По сей день неизвестно, была ли на руках у членов ЦК КПБ та ведомость, когда решалась судьба Карпюка. Алексей заполучил ее гораздо позже. Но на бюро обсуждали все пункты обвинения. Долго и скрупулезно. Затем голосовали. На голосование были поставлены два предложения: исключить или дать строгача. За исключение проголосовали два давних «друга» Алексея – генерал Дебалюк и Мицкевич. За строгача – Кузьмин и Аксенов. Сам Машеров воздержался. Это было спасение. В конце концов остановились на строгаче, который Карпюк проносил год и стал абсолютно чист. Перед партией и советским народом. А ведь запросто могли и посадить – за сотрудничество с гестапо и прочее. А заодно и тех, кто сотрудничал с сотрудником.

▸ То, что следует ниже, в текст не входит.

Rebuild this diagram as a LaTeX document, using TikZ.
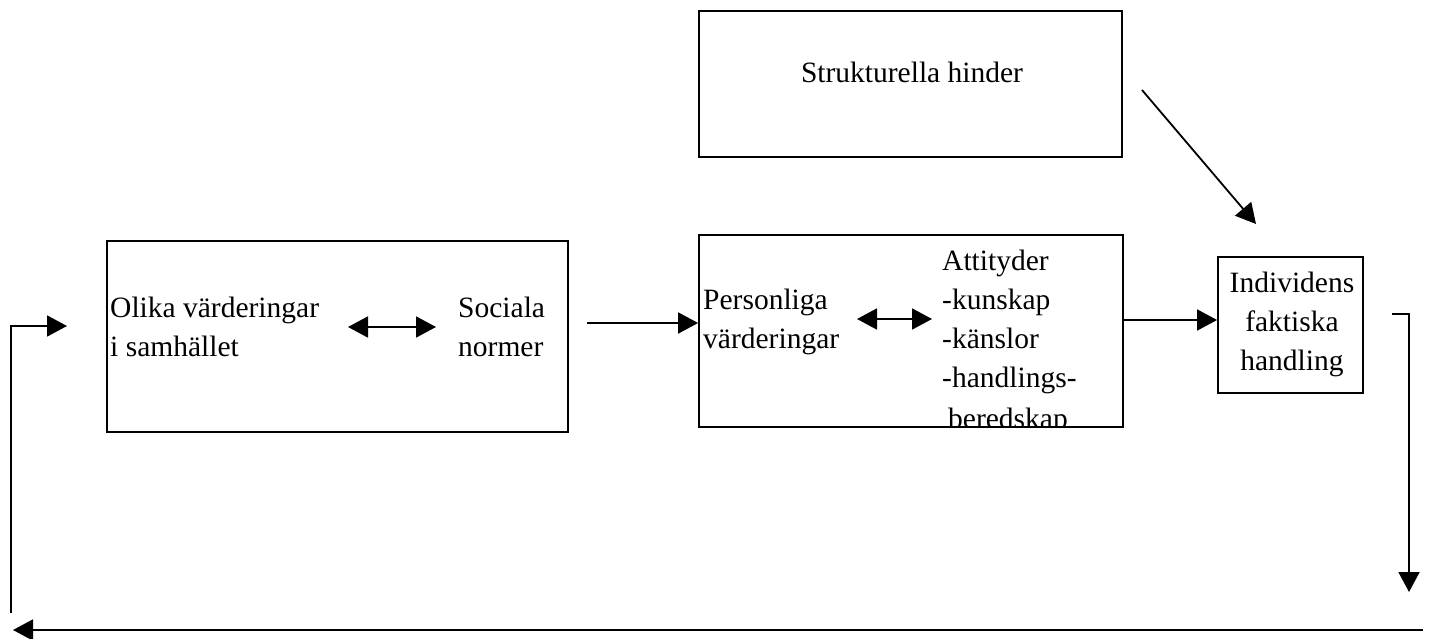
\documentclass[tikz,border=0pt]{standalone}
\usepackage{fontspec}
\setmainfont{Liberation Serif}
\usetikzlibrary{arrows.meta}
\begin{document}
\begin{tikzpicture}[x=1pt,y=-1pt,
  box/.style={draw, line width=1.8pt, inner sep=0pt},
  txt/.style={inner sep=0pt, font=\fontsize{29.5}{39}\selectfont},
  lbl/.style={txt, anchor=base west},
  clbl/.style={txt, anchor=base},
  tip/.tip={Triangle[length=20pt,width=21pt]},
  arr/.style={line width=1.8pt, -tip},
  darr/.style={line width=1.8pt, tip-tip},
  line/.style={line width=1.8pt}]
  \useasboundingbox (0,0) rectangle (1429,639);

  % Strukturella hinder
  \node[box, minimum width=423pt, minimum height=146pt] (hinder) at (910.5,84) {};
  \node[clbl] (hindertxt) at (912,83) {Strukturella hinder};

  % society values and social norms
  \node[box, minimum width=461pt, minimum height=191pt] (samh) at (337.5,336.5) {};
  \node[lbl] (olika) at (110,317) {Olika värderingar};
  \node[lbl] (isamh) at (110,356) {i samhället};
  \node[lbl] (soc) at (458,317) {Sociala};
  \node[lbl] (norm) at (458,356) {normer};
  \coordinate (sa) at (348,327);
  \coordinate (sb) at (436,327);
  \draw[darr] (sa) -- (sb);

  % personal values and attitudes
  \begin{scope}
    \clip (699,235) rectangle (1123,427);
    \node[lbl] (pers) at (703,309) {Personliga};
    \node[lbl] (pvard) at (703,348) {värderingar};
    \node[lbl] (att) at (942,270) {Attityder};
    \node[lbl] (kun) at (942,309) {-kunskap};
    \node[lbl] (kan) at (942,348) {-känslor};
    \node[lbl] (hand) at (942,387) {-handlings-};
    \node[lbl] (bered) at (948,428) {beredskap};
  \end{scope}
  \node[box, minimum width=424pt, minimum height=192pt] (pers box) at (911,331) {};
  \coordinate (pa) at (857,319);
  \coordinate (pb) at (932,319);
  \draw[darr] (pa) -- (pb);

  % the individual's action
  \node[box, minimum width=145pt, minimum height=136pt] (ind) at (1290.5,325) {};
  \node[clbl] (ind1) at (1292,292) {Individens};
  \node[clbl] (ind2) at (1292,331) {faktiska};
  \node[clbl] (ind3) at (1292,370) {handling};

  % connectors
  \coordinate (c1) at (587,323);
  \draw[arr] (c1) -- (c1 -| pers box.west);
  \coordinate (c2) at (1123,320);
  \draw[arr] (c2) -- (c2 -| ind.west);
  \coordinate (d1) at (1142,90);
  \coordinate (d2) at (1256,224);
  \draw[arr] (d1) -- (d2);

  % feedback loop
  \coordinate (f1) at (1392,314);
  \coordinate (f2) at (1409,592);
  \draw[arr] (f1) -| (f2);
  \coordinate (b1) at (1423,630);
  \coordinate (b2) at (13,630);
  \draw[arr] (b1) -- (b2);
  \coordinate (l1) at (11,613);
  \coordinate (l2) at (67,326);
  \draw[arr] (l1) |- (l2);
\end{tikzpicture}
\end{document}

Такие примеры уже были, и один из них – драматическая история Слонимского поэта Анатоля Иверса. Оставшись на оккупированной территории, он вынужден был по заданию из леса поступить на работу в городскую управу, его товарища внедрили даже в СД. Доработались они до того, что едва спаслись от ареста. Иверс выпрыгнул в окно, а семью схватили, жена и дочь погибли. После освобождения какое-то время все было хорошо, историю Иверса и его товарища в Слониме знали, их не трогали. Но с течением времени, когда партизанские руководители, на которых они работали, поумирали или разъехались, обоих «разоблачили». В Гродно над ними состоялся суд, товарищ Иверса получил 15 лет, сам Иверс был уволен с работы, исключен из СП и пятнадцать лет проработал на смолокурне в лесхозе.

Клейн в то время еще работал на овощной базе, правда, уже не грузчиком. Как человек грамотный, работал с карандашом в руках, вел учет ящиков с овощами. Такое ему сделали послабление.[272] Но прошло немало времени, пока он смог устроиться на работу в социологический отдел химкомбината.

«И благородный человек может стать невольником обстоятельств, но тот, кто становится лакеем обстоятельств – не благородный человек», – заметил когда-то Лев Николаевич.